The bodies of all ten were buried in the hole.  When the Japanese in Palau heard that their country surrendered to the U.S. on August 15, 1945, they decided to cover their tracks.  The bodies of these ten dead were exhumed, burned and what was left was buried in a new spot, but not far from the original site. The Japanese agreed to tell the Americans, once they came, that the prisoners were sent off to the Philippines and that they did not know what happened to them afterwards.

But, their crime was not hidden enough. The Americans soon found out about it and the Japanese soldiers involved were tried for it and found guilty. The leading culprit committed suicide before he could face trial. The trials, by the way, happened on Guam after the war.

For the Untalan family, the bitter memories are coupled with the failure to find the remains of their loved ones. There have been several attempts to do so and some spots have been found that could very well have been the site, but no human remains, so far, have been found.

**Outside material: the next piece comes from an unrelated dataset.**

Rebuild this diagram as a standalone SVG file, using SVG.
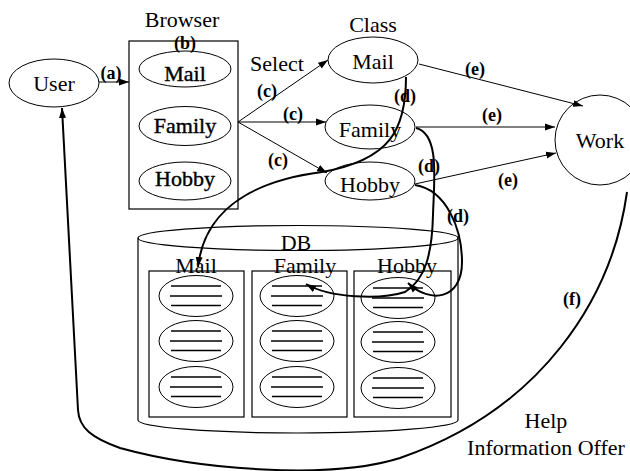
<svg xmlns="http://www.w3.org/2000/svg" width="630" height="471" viewBox="0 0 630 471">
  <defs>
    <marker id="arrow" markerUnits="userSpaceOnUse" markerWidth="11" markerHeight="8" refX="10" refY="4" orient="auto">
      <path d="M0,0.5 L10,4 L0,7.5 z" fill="#000"/>
    </marker>
    <style>
      .shape { fill: #fff; stroke: #000; stroke-width: 1; }
      .frame { fill: none; stroke: #000; stroke-width: 1.2; }
      .txt { font-family: "Liberation Serif", "Times New Roman", serif; font-size: 22px; fill: #000; text-anchor: middle; }
      .lbl { font-family: "Liberation Serif", "Times New Roman", serif; font-size: 18px; font-weight: bold; fill: #000; text-anchor: middle; }
      .heavy { stroke: #000; stroke-width: 0.4; }
      .thin { fill: none; stroke: #000; stroke-width: 1; marker-end: url(#arrow); }
      .thick { fill: none; stroke: #000; stroke-width: 2; marker-end: url(#arrow); }
      .rule { stroke: #000; stroke-width: 1.4; }
    </style>
    <!-- one record: an ellipse holding three text lines -->
    <g id="record">
      <ellipse cx="0" cy="0" rx="37" ry="20.5" class="shape"/>
      <line x1="-25" y1="-10" x2="25" y2="-10" class="rule"/>
      <line x1="-26" y1="0" x2="26" y2="0" class="rule"/>
      <line x1="-25" y1="9.5" x2="25" y2="9.5" class="rule"/>
    </g>
  </defs>

  <rect x="0" y="0" width="630" height="471" fill="#fff"/>

  <!-- DB cylinder -->
  <g id="db">
    <path d="M138,238 L138,420 A160,13 0 0 0 458,420 L458,238" class="frame"/>
    <ellipse cx="298" cy="238" rx="160" ry="12.5" class="frame"/>
    <text x="296" y="250" class="txt" font-size="20">DB</text>
    <g id="db-mail">
      <text x="196" y="273" class="txt">Mail</text>
      <rect x="149" y="271" width="95" height="146" class="frame"/>
      <use href="#record" x="196" y="296"/>
      <use href="#record" x="196" y="341"/>
      <use href="#record" x="196" y="387"/>
    </g>
    <g id="db-family">
      <text x="305" y="273" class="txt">Family</text>
      <rect x="252" y="271" width="95" height="146" class="frame"/>
      <use href="#record" x="297" y="296"/>
      <use href="#record" x="297" y="341"/>
      <use href="#record" x="297" y="387"/>
    </g>
    <g id="db-hobby">
      <text x="407" y="273" class="txt">Hobby</text>
      <rect x="354" y="271" width="97" height="146" class="frame"/>
      <use href="#record" x="398" y="298"/>
      <use href="#record" x="398" y="342"/>
      <use href="#record" x="398" y="388"/>
    </g>
  </g>

  <!-- User -->
  <g id="user">
    <ellipse cx="54" cy="83" rx="45" ry="24" class="shape"/>
    <text x="54" y="91" class="txt">User</text>
  </g>

  <!-- Browser -->
  <g id="browser">
    <text x="182" y="27" class="txt">Browser</text>
    <rect x="129" y="41" width="109" height="168" class="frame"/>
    <ellipse cx="185" cy="69" rx="46" ry="18" class="shape" stroke-width="1.3"/>
    <text x="185" y="81" class="txt heavy">Mail</text>
    <ellipse cx="185" cy="126" rx="46" ry="19.5" class="shape" stroke-width="1.3"/>
    <text x="185" y="133" class="txt heavy">Family</text>
    <ellipse cx="185" cy="181" rx="46" ry="19" class="shape" stroke-width="1.3"/>
    <text x="185" y="186" class="txt heavy">Hobby</text>
  </g>

  <!-- Class -->
  <g id="class">
    <text x="373" y="32" class="txt">Class</text>
    <g id="class-mail">
      <ellipse cx="373" cy="60" rx="45" ry="23" class="shape"/>
      <text x="373" y="69" class="txt">Mail</text>
    </g>
    <g id="class-family">
      <ellipse cx="370" cy="127" rx="45" ry="22" class="shape"/>
      <text x="370" y="137" class="txt">Family</text>
    </g>
    <g id="class-hobby">
      <ellipse cx="370" cy="181" rx="45" ry="19" class="shape"/>
      <text x="370" y="192" class="txt">Hobby</text>
    </g>
  </g>

  <!-- Work -->
  <g id="work">
    <circle cx="600" cy="140" r="45" class="shape"/>
    <text x="600" y="148" class="txt">Work</text>
  </g>

  <!-- connectors -->
  <g id="connectors">
    <!-- (a) -->
    <line x1="99" y1="82" x2="129" y2="82" class="thin"/>
    <!-- (c) select -->
    <line x1="238" y1="122" x2="328" y2="60" class="thin"/>
    <line x1="238" y1="122" x2="326" y2="122" class="thin"/>
    <line x1="238" y1="122" x2="327" y2="173" class="thin"/>
    <!-- (e) to Work -->
    <line x1="419" y1="64" x2="583" y2="106" class="thin"/>
    <line x1="416" y1="127" x2="555" y2="127" class="thin"/>
    <line x1="415" y1="184" x2="556" y2="153" class="thin"/>
    <!-- (d) to DB -->
    <path d="M406,77 C406,130 390,160 322,172 C260,180 205,205 198,267" class="thick"/>
    <path d="M416,128 C440,134 434,180 433,215 C432,255 425,280 405,292 C380,300 330,298 306,284" class="thick"/>
    <path d="M415,185 C447,190 462,230 462,262 C462,300 430,304 408,283" class="thick"/>
    <!-- (f) help back to User -->
    <path d="M627,192 C612,300 540,410 400,458 C330,480 200,470 120,448 C92,438 79,428 78,410 L62,108" class="thick" stroke-width="1.6"/>
  </g>

  <!-- labels -->
  <g id="labels">
    <text x="277" y="71" class="txt">Select</text>
    <text x="111" y="79" class="lbl">(a)</text>
    <text x="185" y="49" class="lbl">(b)</text>
    <text x="267" y="97" class="lbl">(c)</text>
    <text x="293" y="120" class="lbl">(c)</text>
    <text x="278" y="166" class="lbl">(c)</text>
    <text x="405" y="102" class="lbl">(d)</text>
    <text x="429" y="172" class="lbl">(d)</text>
    <text x="458" y="222" class="lbl">(d)</text>
    <text x="475" y="75" class="lbl">(e)</text>
    <text x="492" y="121" class="lbl">(e)</text>
    <text x="508" y="186" class="lbl">(e)</text>
    <text x="572" y="305" class="lbl">(f)</text>
    <text x="546" y="428" class="txt">Help</text>
    <text x="546" y="455" class="txt">Information Offer</text>
  </g>
</svg>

Alfonso Untalan Diaz, nephew of Filomena, did get her rosary and crucifix, given to him by a local girl who got it from a Japanese soldier.

The soil of Palau remains the final resting place of a Chamorro mother, her Filipino husband, and their two children.  One was killed on suspicion of being an American spy; killed without trial, without evidence and without witnesses. The wife was killed because she would not leave her husband.  The two little ones were killed, as the Japanese officer said, because, with mother and father dead, there would be no one to take care of them.  A very sad tale.



Depiction of the Execution Scene

One of the Japanese at the scene indicated the positions of the ten people killed.  There are only nine spots shown, but that is because Filomena was carrying Carolina on her back when both were killed at the same time.